More Reflections on Coaching Happiness

Let’s start with some real reflections from the Lake District – we’re enjoying a few days of golden autumn sunshine.  Thank you to my musician friend Fiona who captured this beautiful view across Windermere.

I promised a few more thoughts on workshops I’ve delivered recently.  The one I co-facilitated at the Cumbria Coaching Network‘s Coaching for Happiness conference with Beth Curl of Hyproformance was called Happiness from Within, and explored how some of our beliefs about happiness – often influenced by early family messages – can affect our later experiences.  Our participants had many thoughtful insights, both in the group discussions and in feedback afterwards.
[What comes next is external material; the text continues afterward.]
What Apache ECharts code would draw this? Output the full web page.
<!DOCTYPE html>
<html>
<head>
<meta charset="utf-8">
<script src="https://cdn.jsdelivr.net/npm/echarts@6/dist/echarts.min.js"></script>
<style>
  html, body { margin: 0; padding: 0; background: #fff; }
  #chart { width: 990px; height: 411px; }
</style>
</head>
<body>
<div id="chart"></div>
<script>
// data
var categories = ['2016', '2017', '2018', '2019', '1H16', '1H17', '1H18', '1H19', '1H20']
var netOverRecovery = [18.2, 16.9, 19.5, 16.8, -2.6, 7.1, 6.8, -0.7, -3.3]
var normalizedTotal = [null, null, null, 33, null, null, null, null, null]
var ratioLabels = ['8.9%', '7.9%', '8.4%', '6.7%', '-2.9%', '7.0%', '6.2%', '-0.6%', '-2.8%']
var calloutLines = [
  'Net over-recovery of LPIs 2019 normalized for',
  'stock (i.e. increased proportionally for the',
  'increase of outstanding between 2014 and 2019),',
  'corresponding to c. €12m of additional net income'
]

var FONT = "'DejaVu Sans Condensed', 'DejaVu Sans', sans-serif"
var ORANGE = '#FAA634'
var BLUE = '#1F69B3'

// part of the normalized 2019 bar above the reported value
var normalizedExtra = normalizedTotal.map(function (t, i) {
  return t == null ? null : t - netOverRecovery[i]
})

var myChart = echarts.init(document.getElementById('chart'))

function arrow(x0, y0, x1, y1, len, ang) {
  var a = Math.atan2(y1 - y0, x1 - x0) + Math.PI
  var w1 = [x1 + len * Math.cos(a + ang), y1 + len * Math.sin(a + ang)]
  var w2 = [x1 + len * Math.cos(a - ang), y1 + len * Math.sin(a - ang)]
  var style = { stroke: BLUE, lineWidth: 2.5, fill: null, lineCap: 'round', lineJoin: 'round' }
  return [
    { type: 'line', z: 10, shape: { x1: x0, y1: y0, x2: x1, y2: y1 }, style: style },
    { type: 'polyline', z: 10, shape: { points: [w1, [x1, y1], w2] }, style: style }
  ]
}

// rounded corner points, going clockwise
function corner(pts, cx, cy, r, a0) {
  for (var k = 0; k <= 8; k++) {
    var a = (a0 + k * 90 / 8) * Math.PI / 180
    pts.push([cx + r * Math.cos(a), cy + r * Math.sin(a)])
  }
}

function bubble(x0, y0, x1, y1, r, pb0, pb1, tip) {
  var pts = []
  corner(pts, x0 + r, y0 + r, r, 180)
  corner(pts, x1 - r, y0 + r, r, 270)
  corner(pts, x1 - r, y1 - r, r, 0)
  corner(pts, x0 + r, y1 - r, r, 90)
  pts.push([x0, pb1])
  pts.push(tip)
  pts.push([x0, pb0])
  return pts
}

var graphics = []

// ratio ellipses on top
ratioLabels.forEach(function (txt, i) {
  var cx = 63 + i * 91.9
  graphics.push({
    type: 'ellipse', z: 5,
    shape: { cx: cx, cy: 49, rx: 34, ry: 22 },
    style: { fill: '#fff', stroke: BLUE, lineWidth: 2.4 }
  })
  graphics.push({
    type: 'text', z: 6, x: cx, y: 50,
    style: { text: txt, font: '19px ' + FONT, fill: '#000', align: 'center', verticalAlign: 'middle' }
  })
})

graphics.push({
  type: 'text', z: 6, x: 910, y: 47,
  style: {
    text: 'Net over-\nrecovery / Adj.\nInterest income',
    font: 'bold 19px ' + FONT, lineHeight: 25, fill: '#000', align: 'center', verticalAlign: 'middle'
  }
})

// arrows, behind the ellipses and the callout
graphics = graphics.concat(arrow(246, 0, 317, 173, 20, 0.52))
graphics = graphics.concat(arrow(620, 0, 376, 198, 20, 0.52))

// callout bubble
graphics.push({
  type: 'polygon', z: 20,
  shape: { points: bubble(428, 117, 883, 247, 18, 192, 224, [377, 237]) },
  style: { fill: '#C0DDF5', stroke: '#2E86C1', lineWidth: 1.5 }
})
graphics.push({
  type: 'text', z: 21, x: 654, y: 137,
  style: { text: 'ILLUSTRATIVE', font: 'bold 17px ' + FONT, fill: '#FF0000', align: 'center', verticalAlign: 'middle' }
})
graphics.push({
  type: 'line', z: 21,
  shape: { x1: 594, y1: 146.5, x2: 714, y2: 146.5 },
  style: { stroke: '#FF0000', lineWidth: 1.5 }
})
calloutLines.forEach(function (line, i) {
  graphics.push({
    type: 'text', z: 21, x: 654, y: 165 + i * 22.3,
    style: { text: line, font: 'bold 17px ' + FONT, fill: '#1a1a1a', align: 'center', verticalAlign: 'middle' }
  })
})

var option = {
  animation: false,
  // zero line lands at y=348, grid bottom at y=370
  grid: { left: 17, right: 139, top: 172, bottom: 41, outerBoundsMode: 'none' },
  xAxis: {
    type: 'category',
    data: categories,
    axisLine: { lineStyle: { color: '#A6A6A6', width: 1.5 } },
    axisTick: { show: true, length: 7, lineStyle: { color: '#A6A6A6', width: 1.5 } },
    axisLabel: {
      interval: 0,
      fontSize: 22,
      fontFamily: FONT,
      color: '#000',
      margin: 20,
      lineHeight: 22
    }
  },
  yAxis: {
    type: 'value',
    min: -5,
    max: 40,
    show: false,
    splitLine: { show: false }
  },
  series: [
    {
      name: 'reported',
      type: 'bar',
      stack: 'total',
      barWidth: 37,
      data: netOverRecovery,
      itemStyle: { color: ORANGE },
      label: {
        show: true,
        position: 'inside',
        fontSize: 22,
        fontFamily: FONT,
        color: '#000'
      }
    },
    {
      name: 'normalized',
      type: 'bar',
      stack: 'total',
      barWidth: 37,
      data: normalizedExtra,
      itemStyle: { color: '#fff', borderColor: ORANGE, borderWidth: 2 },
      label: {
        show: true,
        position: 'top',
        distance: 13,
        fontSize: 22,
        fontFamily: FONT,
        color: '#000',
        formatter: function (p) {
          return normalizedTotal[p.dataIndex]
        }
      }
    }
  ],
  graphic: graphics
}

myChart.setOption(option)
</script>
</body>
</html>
One mentioned two things that had a big impact on her, so I thought I would share them with you.    

When we were discussing happiness beliefs, some participants felt that the message in their families was that you had to work hard first in order to ‘earn’ happiness later – otherwise you didn’t deserve it.  I shared Robert Holden‘s observation that happiness is a non-deserving issue – it’s a natural state, and one we can tune into it whenever we choose.  Anyone who’s spent time around small children can observe their simple enjoyment of the here-and-now – they don’t put off feeling pleasure and joy until they feel they’ve earned it!  When do we start feeling we have to wait until we deserve it?
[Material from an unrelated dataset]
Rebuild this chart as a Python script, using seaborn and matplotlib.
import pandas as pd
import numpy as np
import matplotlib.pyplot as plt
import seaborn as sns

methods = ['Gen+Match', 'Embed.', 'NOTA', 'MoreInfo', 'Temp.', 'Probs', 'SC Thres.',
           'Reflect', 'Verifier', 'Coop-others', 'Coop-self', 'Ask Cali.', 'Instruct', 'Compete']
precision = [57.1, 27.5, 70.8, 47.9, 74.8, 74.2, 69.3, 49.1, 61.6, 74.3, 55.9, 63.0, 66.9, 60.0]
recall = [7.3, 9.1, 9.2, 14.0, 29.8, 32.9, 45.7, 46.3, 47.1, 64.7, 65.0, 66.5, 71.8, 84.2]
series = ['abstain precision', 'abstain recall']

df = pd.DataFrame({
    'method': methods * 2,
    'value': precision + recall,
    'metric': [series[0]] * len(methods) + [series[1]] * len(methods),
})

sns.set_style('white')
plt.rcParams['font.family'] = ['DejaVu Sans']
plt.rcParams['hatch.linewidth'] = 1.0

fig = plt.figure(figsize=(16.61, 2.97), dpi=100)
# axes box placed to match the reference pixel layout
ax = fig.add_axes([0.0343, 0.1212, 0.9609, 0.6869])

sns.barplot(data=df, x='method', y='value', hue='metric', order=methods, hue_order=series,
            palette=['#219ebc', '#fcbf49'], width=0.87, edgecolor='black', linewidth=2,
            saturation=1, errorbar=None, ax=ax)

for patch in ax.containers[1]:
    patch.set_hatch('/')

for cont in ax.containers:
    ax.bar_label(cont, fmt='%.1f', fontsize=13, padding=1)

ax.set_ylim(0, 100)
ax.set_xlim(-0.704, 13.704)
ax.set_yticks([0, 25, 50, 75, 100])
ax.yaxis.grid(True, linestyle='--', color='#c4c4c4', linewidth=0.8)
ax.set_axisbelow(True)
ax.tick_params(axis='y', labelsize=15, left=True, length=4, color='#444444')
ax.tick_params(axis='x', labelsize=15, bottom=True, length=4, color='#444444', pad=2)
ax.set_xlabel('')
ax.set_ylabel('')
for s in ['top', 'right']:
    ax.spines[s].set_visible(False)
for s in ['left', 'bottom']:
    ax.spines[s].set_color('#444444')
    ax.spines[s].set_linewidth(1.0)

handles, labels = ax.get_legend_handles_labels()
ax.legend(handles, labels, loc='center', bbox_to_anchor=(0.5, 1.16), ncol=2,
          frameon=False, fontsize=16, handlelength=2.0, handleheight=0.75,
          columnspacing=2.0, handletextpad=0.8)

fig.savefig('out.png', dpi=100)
Later, we discussed how easy it is to experience happiness when involved in doing something that you love, and that fits with your purpose and values.  Again, Robert Holden says that ‘there’s a world of difference between chasing happiness and following your joy’.  Yes indeed, and giving up the hunt for happiness frees up so much energy which can be channelled into those areas of life which give you most fulfilment.

I also presented a happiness workshop recently to a group of coaching colleagues through the EMCC.  It was interesting that when we touched on happiness in the workplace, a couple of them talked about working within organisations to create a positive, inclusive and encouraging culture that would benefit all staff.  However, they said that although they talked about aspects such as wellbeing, values, improving staff morale and motivation, they steered clear of using the word happiness  – one said ‘I don’t think the organisation would like that!’  Funny – though I notice that employees are often pretty outspoken on what they’re unhappy with – no taboo there!

The topic of childhood happiness also cropped up in discussion and one participant said wistfully, ‘I wonder when it is that little boys stop skipping?’ (I’m pleased to say that this prompted a quick skip around the room from some of the grown-up boys – and girls – there).  I thought of another workshop I facilitated last month, where two members of the group said firmly, ‘I don’t want to grow up’.  I’ve heard other people say this too, and guess they must associate growing up with taking on a burden of responsibilities and leaving behind the playfulness of childhood.  But who makes the rules?  Can we grow up and still have fun?  If Cumbria Coaching Network‘s own laughter coach Keith Adams of Laughter Aspirations is anything to by, the answer’s yes – I’m sure Keith won’t mind me saying that although he may not be so young in years, he’s living proof that a daily dose of silliness keeps you young at heart.  As George Bernard Shaw said, “We don’t stop playing because we grow old; we grow old because we stop playing.”

Keith leading a laughter walk through the puddles

So I’ve raised a few questions here and would love to know what you think.  How would your life be if you didn’t have to earn happiness? (Clue: you don’t!)  How do you follow your joy?  How much happiness, fun and laughter are adults allowed?  (Think big!)  And when it comes to business coaching, is happiness a dirty word?  Please share your ideas below!

4 thoughts on “More Reflections on Coaching Happiness

  1. Whoo! Lovely to get a mention in Kay’s Blog. Laughter therapists will tell you that motion creates emotion. Actors fake emotions by acting out sadness and often feel sick afterwards. So if you are willing to act happy, it’ll make you healthy. George Bernard Shaw hit the nail on the head. I’m 71 years young on 4th November and love a daily dose of silliness. Oh! Silly birthday cards welcome!

  2. Really interesting article and so true. Happiness is like a guilty word…we shouldn’t feel happy in times of economic depression, unemployment, etc. etc. What we should do and what we do are, of course, totally different things as can be seen time and time again with the growing popularity of comedians with sell-out stadium tours. Everyone wants to laugh and be happy. And that’s from someone who watched a Time Vine DVD last night – now that is silly big-style…. particularly ‘Flag Hippo’.